The first counterintuitive thing about the Bright Response lawsuit is that it went forward at all. The asserted patent, No. 6,411,947, contains claims about sorting e-mail. The patent was created by a company called Brightware, which was hired by J.P. Morgan Chase in the 1990s to create a program for sorting incoming e-mails from the bank’s customers. Brightware no longer exists, and the patent came to be owned by Firepond, a Minnesota software company. Court documents from Bright Response v. Google show that Spangenberg picked up the ’947 as part of a batch of 13 patents he purchased from Firepond for $1 million.
The ’947 patent is as controversial as its owner. In 2004, the Electronic Frontier Foundation named it one of 10 patents that had committed “crimes against the public domain” by making obvious claims on already known technology. Gina Steele, a San Francisco solo practitioner who volunteered to help EFF bust the ’947 patent, said the technology described in the ’947 patent has been in use since at least 1996. (EFF was not involved in the Bright Response litigation.)

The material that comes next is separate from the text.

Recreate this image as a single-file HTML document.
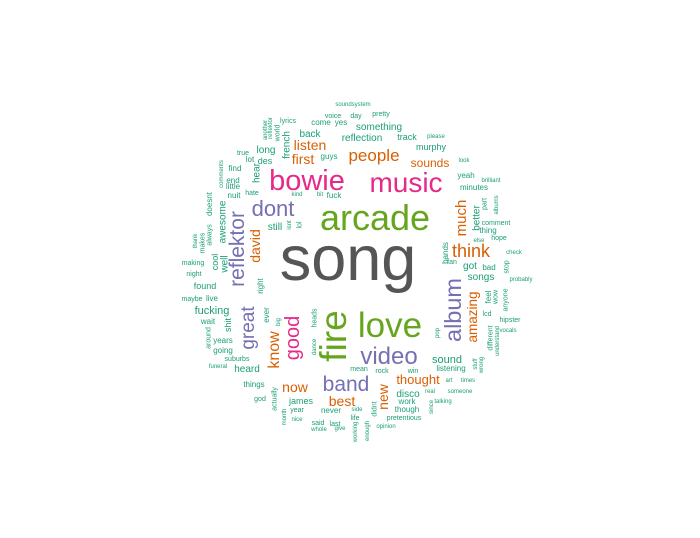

Nevertheless, in 2007, Spangenberg’s ostensibly Marshall-based holding company Bright Response (formerly Polaris IP) used the ’947 patent to sue Internet companies, alleging that their search engines infringe claims in the patent that refer to sorting “non-interactive electronic messages” but don’t explicitly say “e-mail.” (See independent claim 26.) Bright Response argued that users’ search queries are “non-interactive electronic messages.”
The suit was nothing less than a bold attempt to transform a patent Spangenberg picked up for a fraction of $1 million into a fortune of more than $100 million.
And it could only have succeeded in East Texas, where summary judgment is still a rarity. Magistrate Judge Charles Everingham, who oversaw the case, denied summary judgment motions from both sides and pushed the case to a jury trial. (Although Everingham is technically a magistrate judge working for Judge T. John Ward, he has been overseeing full patent trials from Ward’s overstuffed docket since taking office in 2007.)
Spangenberg’s lawyers made their demand, suggesting that Bright Response should be paid a royalty of .25% to .50% on Google’s AdWords—the system that throws ads up on users’ screen each time a search is performed. That damage demand equated to between $64.2 million and $128.4 million, since Google AdWords pulled in $25.78 billion during the period the plaintiffs alleged infringement, from July 2004 to March 2010.
For Yahoo, the suggested damage range was between $13.7 million and $27.4 million.
- BOTH SIDES CHANGE UP THEIR LAWYERS—AND SPANGENBERG’S TEAM MAKES A SURPRISING HIRE
Google originally hired Fenwick & West to defend the case, but dropped that firm in 2009 in favor of Quinn Emanuel. As AmLaw Litigation Daily (subscribers only) has noted, Quinn Emanuel has successfully defended Google in at least four East Texas patent cases now, including its one other patent trial. Yahoo was represented by Howrey LLP throughout the litigation.
On the plaintiffs’ side, the docket indicates that no fewer than 29 lawyers contributed to Bright Response’s case at some point. The two-person company made a particularly intriguing move right before trial, bringing on Irell & Manella, a Los Angeles law firm with major IP firepower that has won big in East Texas in the past.
Lawyers at large law firms like Irell have generally steered clear of helping Spangenberg, who has claimed that the patents he acquired from Firepond cover basic e-commerce functions. That has led to some patent lawsuits that claim property rights over a big swath of the Internet, which would create conflicts for any large firm.
But by the time Irell partner Hueston joined the case, Bright Response v. Google was down to two defendants. And according to Hueston, Irell was brought into the case in a very limited role. In response to an interview request, Hueston told The Prior Art that he was tied up with another case but sent an e-mail emphasizing his narrow role. “Shortly before trial, Irell was invited by lead counsel to handle the damages case,” Hueston said in the e-mail. “We were disappointed that the jury did not have the opportunity to consider damages.”